Deadly strikes hit Ukraine, occupied territories and Russia amid Chernobyl warnings
Deadly strikes killed at least 16 across Ukraine, occupied areas and Russia as Chernobyl’s anniversary revived fears that the war could trigger a nuclear crisis.

Ukrainian cities, occupied territory and Russian border regions were hit in a wave of strikes that killed at least 16 people, underscoring how the war’s reach has widened even as Chernobyl’s anniversary revived warnings about nuclear risk.
Dnipro took the heaviest toll. Regional head Oleksandr Hanzha said Sunday that the city’s death toll from Russian drone and missile strikes had risen to nine. In Russian-occupied Crimea, Moscow-installed authorities said a Ukrainian drone strike killed one man in Sevastopol. Leonid Pasechnik, the Russia-installed governor in Ukraine’s Luhansk region, said three people were killed in an overnight Ukrainian drone strike on a village, after he had reported two people killed in the early hours of Saturday.
Ukrainian officials did not comment on the claims from Crimea and Luhansk, and those attacks could not be independently verified. But the weekend violence cut in both directions. Local authorities in Russia’s Belgorod border region said a woman was killed in a Ukrainian drone attack there, and Ukraine’s General Staff said Ukrainian forces struck an oil refinery in Yaroslavl, deep inside Russian territory.

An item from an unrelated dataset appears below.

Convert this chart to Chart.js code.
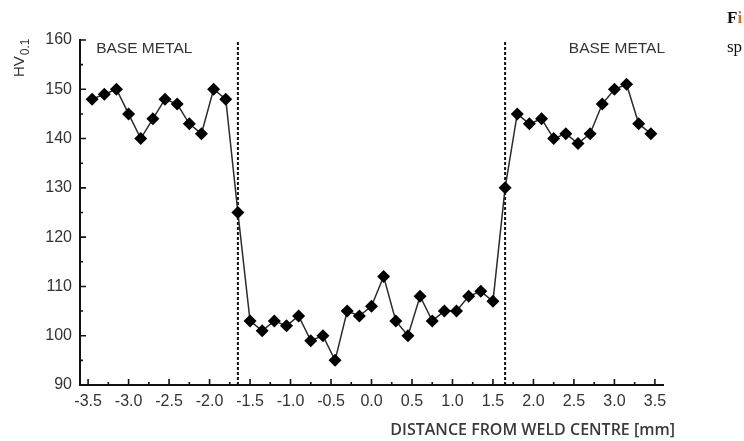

The refinery processes 15 million tons of oil a year and produces gasoline, diesel and jet fuel for the Russian military.
The strikes landed as Ukrainians marked the 40th anniversary of the Chernobyl disaster, the April 26, 1986 reactor No. 4 explosion that sent radioactive fallout across much of Europe and remains the world’s worst nuclear accident. President Volodymyr Zelenskyy warned that Russian attacks risk repeating history, saying Russian-Iranian Shahed drones regularly fly over the plant and that one struck the confinement last year. The International Atomic Energy Agency had already called the situation at Chernobyl “very, very dangerous” when Russian forces briefly occupied the site in 2022.
The fear is not abstract. About 2,250 people still work at Chernobyl, where the New Safe Confinement structure was built in 2016 and designed to last 100 years. After a drone strike in February 2025 damaged it, experts said repairs would be needed within the next few years, a reminder that the war’s danger footprint now extends far beyond the front line and into one of Europe’s most sensitive nuclear sites.